Obituary from Canada

幽霊アカウントを残しているFacebookに久しぶりにログインする。特別な意味があったわけではない。トップページを見ると、先日韓国で結婚式を挙げた友人の子ども時代の写真が飛び込んでくる。2か月も経つのにまだお祝いモードなのかと一瞬思ったのだが、目に入ってくる単語はそれには似つかわしくないものだった――”RIP”。僕は言葉を失う。意味が飲み込めず、呼吸が浅くなる。日常の瓦解。

 

いくつかのポストを読むと、彼は愛犬を救うために急流に飛び込み、流れに巻き込まれて帰らぬ人になってしまったとのことだった。
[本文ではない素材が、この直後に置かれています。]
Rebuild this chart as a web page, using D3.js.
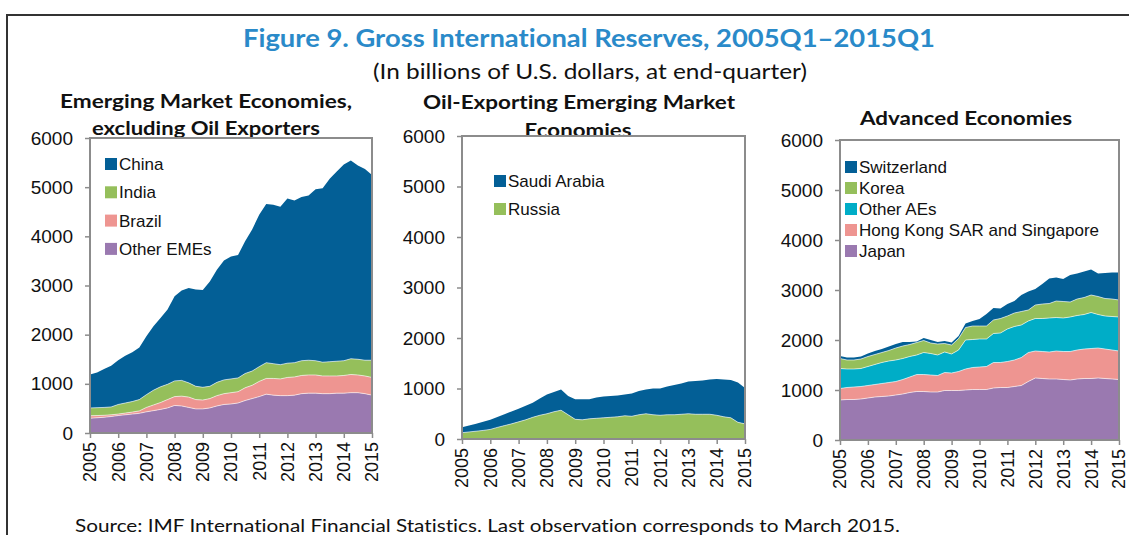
<!DOCTYPE html>
<html>
<head>
<meta charset="utf-8">
<script src="https://cdn.jsdelivr.net/npm/d3@7"></script>
<style>
  html, body { margin: 0; padding: 0; background: #fff; }
  svg { display: block; }
  text { font-variant-ligatures: none; font-feature-settings: "liga" 0, "clig" 0; }
</style>
</head>
<body>
<svg id="chart" width="1129" height="535"></svg>
<script>
// ---------- DATA (billions of U.S. dollars, quarterly 2005Q1–2015Q1) ----------
const tickYears = ["2005","2006","2007","2008","2009","2010","2011","2012","2013","2014","2015"];
const yTicks = [0, 1000, 2000, 3000, 4000, 5000, 6000];

// Panel 1: Emerging Market Economies, excluding Oil Exporters
const otherEMEs = [300,310,320,335,355,370,385,400,430,455,480,510,560,550,520,490,490,510,550,580,590,610,660,700,740,790,770,760,760,770,800,810,810,800,800,810,810,820,820,800,770];
const brazil    = [50,45,40,35,30,35,40,50,90,115,140,170,180,200,210,190,180,190,210,220,230,230,260,270,310,320,340,340,370,370,370,370,370,360,360,350,360,370,360,360,360];
const india     = [160,160,160,160,195,205,215,230,260,300,320,310,320,320,290,270,260,250,270,280,280,280,290,290,300,320,300,290,290,290,300,300,290,280,290,300,300,320,320,320,350];
const china     = [680,715,780,840,900,960,1000,1060,1190,1300,1400,1520,1720,1830,1930,1970,1980,2130,2290,2430,2490,2500,2690,2880,3090,3230,3230,3210,3350,3300,3330,3350,3490,3540,3720,3860,3990,4030,3940,3890,3770];

// Panel 2: Oil-Exporting Emerging Market Economies
const russia    = [125,140,155,170,190,230,265,300,340,380,430,470,500,540,570,480,390,380,400,410,420,430,440,460,450,480,500,480,470,480,480,490,500,490,490,490,470,440,420,330,300];
const saudi     = [110,125,145,170,190,205,225,245,260,280,290,330,380,390,410,370,395,405,385,410,420,420,420,420,450,470,480,520,530,560,590,610,640,660,670,690,720,740,750,790,710];

// Panel 3: Advanced Economies
const japan     = [800,810,810,820,840,860,870,880,900,920,950,970,970,960,960,990,990,990,1000,1010,1010,1010,1040,1050,1050,1070,1090,1170,1240,1230,1220,1220,1210,1200,1220,1230,1230,1240,1230,1220,1210];
const hkSing    = [230,240,250,250,250,250,260,270,270,290,310,340,340,340,330,360,350,380,420,440,450,460,510,500,520,530,560,580,540,540,540,560,560,570,580,590,600,600,590,580,570];
const otherAEs  = [400,370,360,360,380,400,420,430,430,420,410,390,440,430,410,410,380,430,580,560,560,550,580,590,650,670,650,630,650,660,680,670,670,690,690,690,720,670,660,670,680];
const korea     = [200,180,180,190,200,200,200,210,240,250,240,250,240,210,220,170,180,230,250,270,260,260,270,290,260,270,270,220,270,290,290,330,330,300,330,340,350,360,350,350,340];
const switzerland = [50,50,50,50,60,70,70,80,80,80,50,20,50,60,40,50,50,50,80,100,140,240,240,200,240,240,330,370,320,400,500,470,450,540,510,520,510,460,510,530,550];

// ---------- STYLE ----------
const C = {
  blue: "#035f96",
  green: "#95bf5b",
  pink: "#ee9591",
  purple: "#9a79b0",
  cyan: "#00adc7"
};
const axisColor = "#8c8c8c";
const tickFont = "'Liberation Sans', Arial, sans-serif";
const titleFont = "Lato, 'Open Sans', sans-serif";

const svg = d3.select("#chart");

// Outer frame
svg.append("path")
  .attr("d", "M7,535 L7,15 L1129,15")
  .attr("fill", "none").attr("stroke", "#333").attr("stroke-width", 2);

// Titles
svg.append("text")
  .attr("x", 589).attr("y", 47)
  .attr("text-anchor", "middle")
  .attr("font-family", titleFont).attr("font-weight", "bold")
  .attr("font-size", 25).attr("fill", "#2a8ac9")
  .attr("textLength", 692).attr("lengthAdjust", "spacingAndGlyphs")
  .text("Figure 9. Gross International Reserves, 2005Q1–2015Q1");

svg.append("text")
  .attr("x", 590).attr("y", 79)
  .attr("text-anchor", "middle")
  .attr("font-family", titleFont)
  .attr("font-size", 21).attr("fill", "#111")
  .attr("textLength", 434).attr("lengthAdjust", "spacingAndGlyphs")
  .text("(In billions of U.S. dollars, at end-quarter)");

svg.append("text")
  .attr("x", 75).attr("y", 532)
  .attr("font-family", titleFont)
  .attr("font-size", 18).attr("fill", "#111")
  .attr("textLength", 825).attr("lengthAdjust", "spacingAndGlyphs")
  .text("Source: IMF International Financial Statistics. Last observation corresponds to March 2015.");

function panelTitle(lines) {
  lines.forEach(l => {
    svg.append("text")
      .attr("x", l.x).attr("y", l.y)
      .attr("text-anchor", "middle")
      .attr("font-family", titleFont).attr("font-weight", "bold")
      .attr("font-size", 19.5).attr("fill", "#111")
      .attr("textLength", l.w).attr("lengthAdjust", "spacingAndGlyphs")
      .text(l.t);
  });
}

function drawPanel(p) {
  const n = p.series[0].values.length;
  const rows = d3.range(n).map(i => {
    const r = { t: 2005 + i / 4 };
    p.series.forEach(s => r[s.key] = s.values[i]);
    return r;
  });
  const x = d3.scaleLinear().domain([2005, 2015]).range([p.x0, p.x1]);
  const y = d3.scaleLinear().domain([0, 6000]).range([p.y0, p.y1]);
  const stack = d3.stack().keys(p.series.map(s => s.key));
  const layers = stack(rows);
  const area = d3.area().x(d => x(d.data.t)).y0(d => y(d[0])).y1(d => y(d[1]));
  const g = svg.append("g");
  g.selectAll("path.layer").data(layers).join("path")
    .attr("class", "layer")
    .attr("d", area)
    .attr("fill", (d, i) => p.series[i].color);
  // thin white separators on top of lower layers
  const topLine = d3.line().x(d => x(d.data.t)).y(d => y(d[1]));
  g.selectAll("path.sep").data(layers.slice(0, -1)).join("path")
    .attr("class", "sep")
    .attr("d", topLine)
    .attr("fill", "none").attr("stroke", "#fff").attr("stroke-width", 0.7).attr("stroke-opacity", 0.85);

  // plot frame
  g.append("rect")
    .attr("x", p.x0).attr("y", p.y1)
    .attr("width", p.x1 - p.x0).attr("height", p.y0 - p.y1)
    .attr("fill", "none").attr("stroke", axisColor).attr("stroke-width", 2);

  // y axis
  const ya = d3.axisLeft(y).tickValues(yTicks).tickSize(5).tickPadding(12).tickFormat(d3.format("d"));
  const yg = g.append("g").attr("transform", `translate(${p.x0},0)`).call(ya);
  yg.select(".domain").remove();
  yg.selectAll("line").attr("stroke", axisColor).attr("stroke-width", 1.5);
  yg.selectAll("text").attr("font-family", tickFont).attr("font-size", 19).attr("fill", "#111");

  // x axis
  const xa = d3.axisBottom(x).tickValues(tickYears.map(Number)).tickSize(5).tickPadding(0)
    .tickFormat((d, i) => tickYears[i]);
  const xg = g.append("g").attr("transform", `translate(0,${p.y0})`).call(xa);
  xg.select(".domain").remove();
  xg.selectAll("line").attr("stroke", axisColor).attr("stroke-width", 1.5);
  xg.selectAll("text")
    .attr("font-family", tickFont).attr("font-size", 18).attr("fill", "#111")
    .attr("text-anchor", "end")
    .attr("transform", "rotate(-90)")
    .attr("x", -9).attr("y", 0).attr("dy", "0.33em");

  // legend
  p.legend.items.forEach((it, i) => {
    const cy = p.legend.y + i * p.legend.dy;
    g.append("rect").attr("x", p.legend.x).attr("y", cy - 6).attr("width", 12).attr("height", 12).attr("fill", it.color);
    g.append("text").attr("x", p.legend.x + 14).attr("y", cy).attr("dy", "0.35em")
      .attr("font-family", tickFont).attr("font-size", 17).attr("fill", "#111").text(it.label);
  });
}

panelTitle([
  { t: "Emerging Market Economies,", x: 206, y: 108, w: 292 },
  { t: "excluding Oil Exporters", x: 206, y: 135, w: 228 }
]);
panelTitle([
  { t: "Oil-Exporting Emerging Market", x: 579, y: 109, w: 312 },
  { t: "Economies", x: 578, y: 137, w: 107 }
]);
panelTitle([
  { t: "Advanced Economies", x: 966, y: 125, w: 212 }
]);

drawPanel({
  x0: 90, x1: 372, y0: 433, y1: 138,
  series: [
    { key: "Other EMEs", values: otherEMEs, color: C.purple },
    { key: "Brazil", values: brazil, color: C.pink },
    { key: "India", values: india, color: C.green },
    { key: "China", values: china, color: C.blue }
  ],
  legend: { x: 105, y: 164, dy: 28.3, items: [
    { label: "China", color: C.blue },
    { label: "India", color: C.green },
    { label: "Brazil", color: C.pink },
    { label: "Other EMEs", color: C.purple }
  ]}
});

drawPanel({
  x0: 462, x1: 745, y0: 439, y1: 136,
  series: [
    { key: "Russia", values: russia, color: C.green },
    { key: "Saudi Arabia", values: saudi, color: C.blue }
  ],
  legend: { x: 494, y: 181, dy: 28, items: [
    { label: "Saudi Arabia", color: C.blue },
    { label: "Russia", color: C.green }
  ]}
});

drawPanel({
  x0: 840, x1: 1119, y0: 440, y1: 140,
  series: [
    { key: "Japan", values: japan, color: C.purple },
    { key: "Hong Kong SAR and Singapore", values: hkSing, color: C.pink },
    { key: "Other AEs", values: otherAEs, color: C.cyan },
    { key: "Korea", values: korea, color: C.green },
    { key: "Switzerland", values: switzerland, color: C.blue }
  ],
  legend: { x: 845, y: 167, dy: 21, items: [
    { label: "Switzerland", color: C.blue },
    { label: "Korea", color: C.green },
    { label: "Other AEs", color: C.cyan },
    { label: "Hong Kong SAR and Singapore", color: C.pink },
    { label: "Japan", color: C.purple }
  ]}
});
</script>
</body>
</html>
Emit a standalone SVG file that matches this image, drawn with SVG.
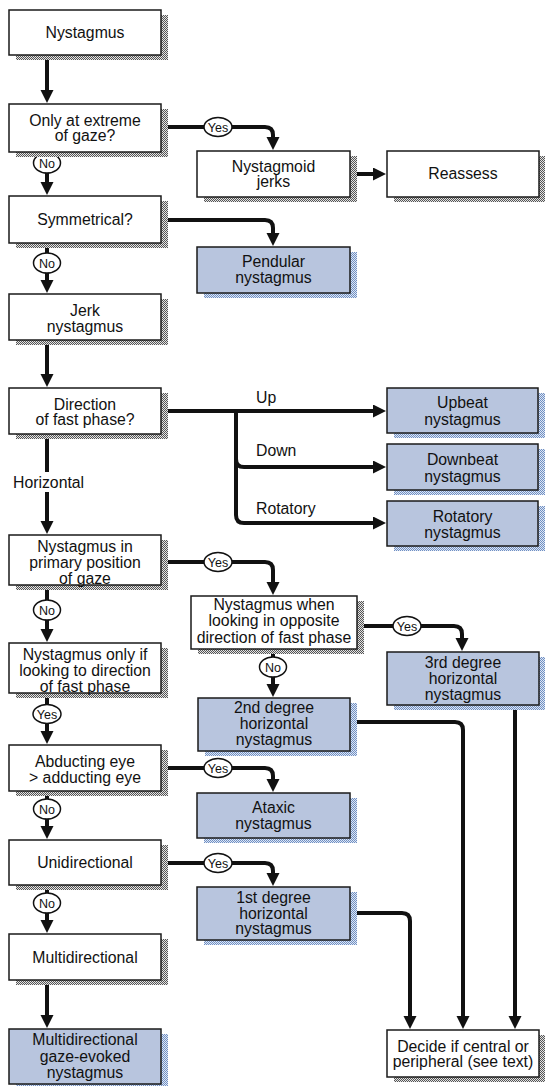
<svg xmlns="http://www.w3.org/2000/svg" width="545" height="1086" viewBox="0 0 545 1086">
<defs>
<pattern id="stG" width="2" height="2" patternUnits="userSpaceOnUse"><rect width="2" height="2" fill="#e4e4e4"/><rect width="1" height="1" fill="#555"/><rect x="1" y="1" width="1" height="1" fill="#555"/></pattern>
<pattern id="stB" width="2" height="2" patternUnits="userSpaceOnUse"><rect width="2" height="2" fill="#dfe7f3"/><rect width="1" height="1" fill="#6f8fc4"/><rect x="1" y="1" width="1" height="1" fill="#6f8fc4"/></pattern>
<marker id="ah" markerUnits="userSpaceOnUse" markerWidth="14" markerHeight="14" refX="5" refY="6.5" orient="auto"><path d="M0,0 L13,6.5 L0,13 z" fill="#111"/></marker>
<style>
.c{fill:none;stroke:#111;stroke-width:4;marker-end:url(#ah)}
.bw{fill:#fff;stroke:#1a1a1a;stroke-width:1.5}
.bb{fill:#b8c5de;stroke:#1a1a1a;stroke-width:1.5}
.sg{fill:url(#stG)}
.sb{fill:url(#stB)}
.t{font-family:"Liberation Sans",Arial,Helvetica,sans-serif;font-size:15.8px;text-anchor:middle;fill:#111}
.l{font-family:"Liberation Sans",Arial,Helvetica,sans-serif;font-size:15.8px;fill:#111}
.e{fill:#fff;stroke:#111;stroke-width:1.5}
.et{font-family:"Liberation Sans",Arial,Helvetica,sans-serif;font-size:12.5px;text-anchor:middle;fill:#111}
</style>
</defs>
<rect width="545" height="1086" fill="#fff"/>

<g id="connectors">
<path class="c" d="M47,55 V95"/>
<path class="c" d="M161,127 H265 Q273,127 273,135 V142"/>
<path class="c" d="M350,174 H378"/>
<path class="c" d="M47,152 V187"/>
<path class="c" d="M161,220 H265 Q273,220 273,228 V238"/>
<path class="c" d="M47,243 V285"/>
<path class="c" d="M47,340 V379"/>
<path class="c" d="M161,411 H378"/>
<path class="c" d="M236,411 V459 Q236,467 244,467 H378"/>
<path class="c" d="M236,459 V515 Q236,523 244,523 H378"/>
<path class="c" d="M47,434 V472 M47,492 V526"/>
<path class="c" d="M161,562 H265 Q273,562 273,570 V587"/>
<path class="c" d="M47,585 V634"/>
<path class="c" d="M357,626 H454 Q462,626 462,634 V643"/>
<path class="c" d="M273,649 V689"/>
<path class="c" d="M47,693 V736"/>
<path class="c" d="M161,768 H265 Q273,768 273,776 V784"/>
<path class="c" d="M47,791 V831"/>
<path class="c" d="M161,863 H265 Q273,863 273,871 V878"/>
<path class="c" d="M47,885 V925"/>
<path class="c" d="M47,980 V1020"/>
<path class="c" d="M350,722 H455 Q463,722 463,730 V1021"/>
<path class="c" d="M515,705 V1021"/>
<path class="c" d="M350,913 H402 Q410,913 410,921 V1021"/>
<g id="labels">
<ellipse class="e" cx="218" cy="127" rx="14" ry="9.5"/><text class="et" x="218" y="131.5">Yes</text>
<ellipse class="e" cx="47" cy="163" rx="13.5" ry="10"/><text class="et" x="47" y="167.5">No</text>
<ellipse class="e" cx="47" cy="263" rx="13.5" ry="10"/><text class="et" x="47" y="267.5">No</text>
<text class="l" x="256" y="403">Up</text>
<text class="l" x="256" y="456">Down</text>
<text class="l" x="256" y="514">Rotatory</text>
<text class="l" x="13" y="488">Horizontal</text>
<ellipse class="e" cx="218" cy="562" rx="14" ry="9.5"/><text class="et" x="218" y="566.5">Yes</text>
<ellipse class="e" cx="47" cy="610" rx="13.5" ry="10"/><text class="et" x="47" y="614.5">No</text>
<ellipse class="e" cx="407" cy="626" rx="14" ry="9.5"/><text class="et" x="407" y="630.5">Yes</text>
<ellipse class="e" cx="273" cy="667" rx="13.5" ry="10"/><text class="et" x="273" y="671.5">No</text>
<ellipse class="e" cx="47" cy="714" rx="14" ry="9.5"/><text class="et" x="47" y="718.5">Yes</text>
<ellipse class="e" cx="218" cy="768" rx="14" ry="9.5"/><text class="et" x="218" y="772.5">Yes</text>
<ellipse class="e" cx="47" cy="809" rx="13.5" ry="10"/><text class="et" x="47" y="813.5">No</text>
<ellipse class="e" cx="218" cy="863" rx="14" ry="9.5"/><text class="et" x="218" y="867.5">Yes</text>
<ellipse class="e" cx="47" cy="903" rx="13.5" ry="10"/><text class="et" x="47" y="907.5">No</text>
</g>
</g>

<g id="n1"><rect class="sg" x="16" y="15" width="152" height="45"/><rect class="bw" x="9" y="10" width="152" height="45"/><text class="t" x="85" y="38">Nystagmus</text></g>
<g id="n2"><rect class="sg" x="16" y="109" width="152" height="48"/><rect class="bw" x="9" y="104" width="152" height="48"/><text class="t" x="85" y="126">Only at extreme</text><text class="t" x="85" y="141">of gaze?</text></g>
<g id="n3"><rect class="sg" x="204" y="156" width="153" height="46"/><rect class="bw" x="197" y="151" width="153" height="46"/><text class="t" x="273.5" y="172">Nystagmoid</text><text class="t" x="273.5" y="187">jerks</text></g>
<g id="n4"><rect class="sg" x="394" y="156" width="152" height="46"/><rect class="bw" x="387" y="151" width="152" height="46"/><text class="t" x="463" y="179">Reassess</text></g>
<g id="n5"><rect class="sg" x="16" y="201" width="152" height="47"/><rect class="bw" x="9" y="196" width="152" height="47"/><text class="t" x="85" y="225">Symmetrical?</text></g>
<g id="n6"><rect class="sb" x="204" y="252" width="153" height="46"/><rect class="bb" x="197" y="247" width="153" height="46"/><text class="t" x="273.5" y="267">Pendular</text><text class="t" x="273.5" y="283">nystagmus</text></g>
<g id="n7"><rect class="sg" x="16" y="299" width="152" height="46"/><rect class="bw" x="9" y="294" width="152" height="46"/><text class="t" x="85" y="316">Jerk</text><text class="t" x="85" y="332">nystagmus</text></g>
<g id="n8"><rect class="sg" x="16" y="393" width="152" height="46"/><rect class="bw" x="9" y="388" width="152" height="46"/><text class="t" x="85" y="410">Direction</text><text class="t" x="85" y="425">of fast phase?</text></g>
<g id="n9"><rect class="sb" x="394" y="393" width="151" height="45"/><rect class="bb" x="387" y="388" width="151" height="45"/><text class="t" x="462.5" y="408">Upbeat</text><text class="t" x="462.5" y="425">nystagmus</text></g>
<g id="n10"><rect class="sb" x="394" y="449" width="151" height="46"/><rect class="bb" x="387" y="444" width="151" height="46"/><text class="t" x="462.5" y="465">Downbeat</text><text class="t" x="462.5" y="482">nystagmus</text></g>
<g id="n11"><rect class="sb" x="394" y="506" width="151" height="45"/><rect class="bb" x="387" y="501" width="151" height="45"/><text class="t" x="462.5" y="522">Rotatory</text><text class="t" x="462.5" y="538">nystagmus</text></g>
<g id="n12"><rect class="sg" x="16" y="540" width="152" height="50"/><rect class="bw" x="9" y="535" width="152" height="50"/><text class="t" x="85" y="552">Nystagmus in</text><text class="t" x="85" y="568">primary position</text><text class="t" x="85" y="584">of gaze</text></g>
<g id="n13"><rect class="sg" x="198" y="601" width="166" height="53"/><rect class="bw" x="191" y="596" width="166" height="53"/><text class="t" x="274" y="610">Nystagmus when</text><text class="t" x="274" y="626">looking in opposite</text><text class="t" x="274" y="643">direction of fast phase</text></g>
<g id="n14"><rect class="sb" x="394" y="657" width="152" height="53"/><rect class="bb" x="387" y="652" width="152" height="53"/><text class="t" x="463" y="668">3rd degree</text><text class="t" x="463" y="684">horizontal</text><text class="t" x="463" y="700">nystagmus</text></g>
<g id="n15"><rect class="sg" x="16" y="648" width="152" height="50"/><rect class="bw" x="9" y="643" width="152" height="50"/><text class="t" x="85" y="660">Nystagmus only if</text><text class="t" x="85" y="675.5">looking to direction</text><text class="t" x="85" y="692">of fast phase</text></g>
<g id="n16"><rect class="sb" x="205" y="703" width="152" height="53"/><rect class="bb" x="198" y="698" width="152" height="53"/><text class="t" x="274" y="713">2nd degree</text><text class="t" x="274" y="729">horizontal</text><text class="t" x="274" y="745">nystagmus</text></g>
<g id="n17"><rect class="sg" x="16" y="750" width="152" height="46"/><rect class="bw" x="9" y="745" width="152" height="46"/><text class="t" x="85" y="767">Abducting eye</text><text class="t" x="85" y="783">&gt; adducting eye</text></g>
<g id="n18"><rect class="sb" x="204" y="798" width="153" height="45"/><rect class="bb" x="197" y="793" width="153" height="45"/><text class="t" x="273.5" y="813">Ataxic</text><text class="t" x="273.5" y="829">nystagmus</text></g>
<g id="n19"><rect class="sg" x="16" y="845" width="152" height="45"/><rect class="bw" x="9" y="840" width="152" height="45"/><text class="t" x="85" y="868">Unidirectional</text></g>
<g id="n20"><rect class="sb" x="204" y="892" width="153" height="53"/><rect class="bb" x="197" y="887" width="153" height="53"/><text class="t" x="273.5" y="903">1st degree</text><text class="t" x="273.5" y="918.5">horizontal</text><text class="t" x="273.5" y="934">nystagmus</text></g>
<g id="n21"><rect class="sg" x="16" y="939" width="152" height="46"/><rect class="bw" x="9" y="934" width="152" height="46"/><text class="t" x="85" y="963">Multidirectional</text></g>
<g id="n22"><rect class="sb" x="16" y="1034" width="152" height="52"/><rect class="bb" x="9" y="1029" width="152" height="55"/><text class="t" x="85" y="1045">Multidirectional</text><text class="t" x="85" y="1062">gaze-evoked</text><text class="t" x="85" y="1078">nystagmus</text></g>
<g id="n23"><rect class="sg" x="394" y="1035" width="152" height="47"/><rect class="bw" x="387" y="1030" width="152" height="47"/><text class="t" x="463" y="1052">Decide if central or</text><text class="t" x="463" y="1067">peripheral (see text)</text></g>
</svg>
この記事を書いている今でもそれが本当にあったことなのかまだ信じられないのだが、スクリーンに映る文字と彼のWhatsAppの最終接続時刻は、彼がもう彼岸のほうに旅立ってしまったことを無情にも告げている。でもそこに涙はない。正確には「まだ」、ない。感情が追いついていないのだ。

 

マドリードでの深夜のグループワーク中、彼からかけられた言葉を思い出す。”You’re the most committed man I’ve ever seen”… いや、君ほどじゃない、いま彼と話ができるのであれば、そんな言葉をかけただろう。月並みな言葉だけれど、いいやつだったのだ、本当に。僕がここから学ぶべきこと――おそらくそれは、一日一日を、自分を彩ってくれる一人一人に感謝しつつ、精一杯生きなければいけないということだろう。もちろん、彼が生きたその生を、自分の単純な教訓に還元してしまうことの暴力性は自覚しつつも。

 

この痛ましい事故は当地のcommunity paperでも大きく取り上げられている。その中のひとつは、彼のパートナーのインタビューを引用して、記事をこう結んでいる。“Every day he planted seeds of love in everyone’s heart.” おそらくは僕もその種を受け取った一人なのだろう。生きねば、と思う。